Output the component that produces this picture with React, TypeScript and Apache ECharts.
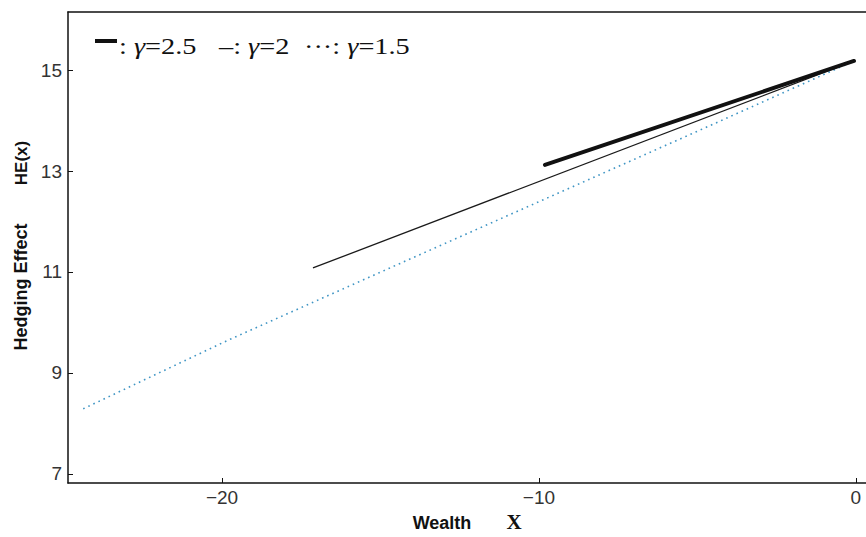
import React, { useEffect, useRef } from "react";
import * as echarts from "echarts";

const xTicks = [-20, -10, 0];
const yTicks = [7, 9, 11, 13, 15];
const gamma25: [number, number][] = [[-9.81, 13.12], [-0.06, 15.18]];
const gamma2: [number, number][] = [[-17.13, 11.08], [-0.06, 15.18]];
const gamma15: [number, number][] = [
  [-24.38, 8.29],
  [-19.84, 9.64],
  [-14.38, 11.17],
  [-4.92, 13.81],
  [-0.06, 15.18],
];
const legendItems = [
  { mark: "", label: "2.5" },
  { mark: "\u2013", label: "2" },
  { mark: "\u00b7\u00b7\u00b7", label: "1.5" },
];

const fmt = (v: number) => (v < 0 ? "\u2212" + Math.abs(v) : String(v));

export default function App() {
  const ref = useRef<HTMLDivElement>(null);
  useEffect(() => {
    if (!ref.current) return;
    const chart = echarts.init(ref.current, null, { renderer: "svg" });
    const axisLine = { show: true, lineStyle: { color: "#111", width: 1.5 } };
    const legendX = [119, 219, 304];
    const legendGraphics = legendItems.map((it, i) => ({
      type: "text",
      x: legendX[i],
      y: 46,
      scaleX: 1.18,
      style: {
        text: `{n|${it.mark}: }{i|\u03b3}{n|=${it.label}}`,
        verticalAlign: "middle",
        rich: {
          n: { fontFamily: "Liberation Serif", fontSize: 24, fill: "#111" },
          i: { fontFamily: "Liberation Serif", fontSize: 24, fontStyle: "italic", fill: "#111" },
        },
      },
    }));
    chart.setOption({
      animation: false,
      backgroundColor: "#fff",
      grid: { left: 68, right: 0, top: 12, bottom: 54 },
      xAxis: [
        {
          type: "value",
          min: -24.86,
          max: 0.32,
          axisLine: { ...axisLine, onZero: false },
          splitLine: { show: false },
          axisTick: { show: true, inside: true, length: 5, customValues: xTicks, lineStyle: { color: "#111" } },
          axisLabel: {
            customValues: xTicks,
            formatter: fmt,
            fontFamily: "Liberation Sans, Arial",
            fontSize: 19,
            color: "#333",
            margin: 5,
          },
        },
        {
          type: "value",
          position: "top",
          min: -24.86,
          max: 0.32,
          axisLine: { ...axisLine, onZero: false },
          splitLine: { show: false },
          axisTick: { show: false },
          axisLabel: { show: false },
        },
      ],
      yAxis: {
        type: "value",
        min: 6.82,
        max: 16.15,
        axisLine: { ...axisLine, onZero: false },
        splitLine: { show: false },
        axisTick: { show: true, inside: true, length: 5, customValues: yTicks, lineStyle: { color: "#111" } },
        axisLabel: {
          customValues: yTicks,
          fontFamily: "Liberation Sans, Arial",
          fontSize: 19,
          color: "#333",
          margin: 6,
        },
      },
      graphic: [
        {
          type: "text",
          x: 21,
          y: 287,
          rotation: Math.PI / 2,
          style: {
            text: "Hedging Effect",
            font: "bold 18px 'Liberation Sans', Arial",
            fill: "#111",
            align: "center",
            verticalAlign: "middle",
          },
        },
        {
          type: "text",
          x: 21,
          y: 163,
          rotation: Math.PI / 2,
          style: {
            text: "HE(x)",
            font: "bold 17px 'Liberation Sans', Arial",
            fill: "#111",
            align: "center",
            verticalAlign: "middle",
          },
        },
        {
          type: "text",
          x: 442,
          y: 523,
          style: {
            text: "Wealth",
            font: "bold 18px 'Liberation Sans', Arial",
            fill: "#111",
            align: "center",
            verticalAlign: "middle",
          },
        },
        {
          type: "text",
          x: 514,
          y: 522,
          style: {
            text: "X",
            font: "bold 21px 'Liberation Serif', 'Times New Roman'",
            fill: "#111",
            align: "center",
            verticalAlign: "middle",
          },
        },
        {
          type: "rect",
          shape: { x: 95, y: 39, width: 22, height: 4 },
          style: { fill: "#111" },
        },
        ...legendGraphics,
      ],
      series: [
        {
          name: "gamma=1.5",
          type: "line",
          data: gamma15,
          showSymbol: false,
          lineStyle: { color: "#3f95c4", width: 1.6, type: [1.6, 4] },
        },
        {
          name: "gamma=2",
          type: "line",
          data: gamma2,
          showSymbol: false,
          lineStyle: { color: "#1a1a1a", width: 1.3 },
        },
        {
          name: "gamma=2.5",
          type: "line",
          data: gamma25,
          showSymbol: false,
          lineStyle: { color: "#111", width: 4, cap: "round" },
        },
      ],
    });
    return () => chart.dispose();
  }, []);
  return (
    <div
      ref={ref}
      style={{ position: "fixed", left: 0, top: 0, width: 866, height: 537 }}
    />
  );
}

━━━━━━━━━━━━━━━━━━━━

Write out, word for word, the lines from the start of the data through the one holding "const fmt = (v: number)". Omit pictures.

Output the component that produces this picture with React, TypeScript and Apache ECharts.
import React, { useEffect, useRef } from "react";
import * as echarts from "echarts";

const xTicks = [-20, -10, 0];
const yTicks = [7, 9, 11, 13, 15];
const gamma25: [number, number][] = [[-9.81, 13.12], [-0.06, 15.18]];
const gamma2: [number, number][] = [[-17.13, 11.08], [-0.06, 15.18]];
const gamma15: [number, number][] = [
  [-24.38, 8.29],
  [-19.84, 9.64],
  [-14.38, 11.17],
  [-4.92, 13.81],
  [-0.06, 15.18],
];
const legendItems = [
  { mark: "", label: "2.5" },
  { mark: "\u2013", label: "2" },
  { mark: "\u00b7\u00b7\u00b7", label: "1.5" },
];

const fmt = (v: number) => (v < 0 ? "\u2212" + Math.abs(v) : String(v));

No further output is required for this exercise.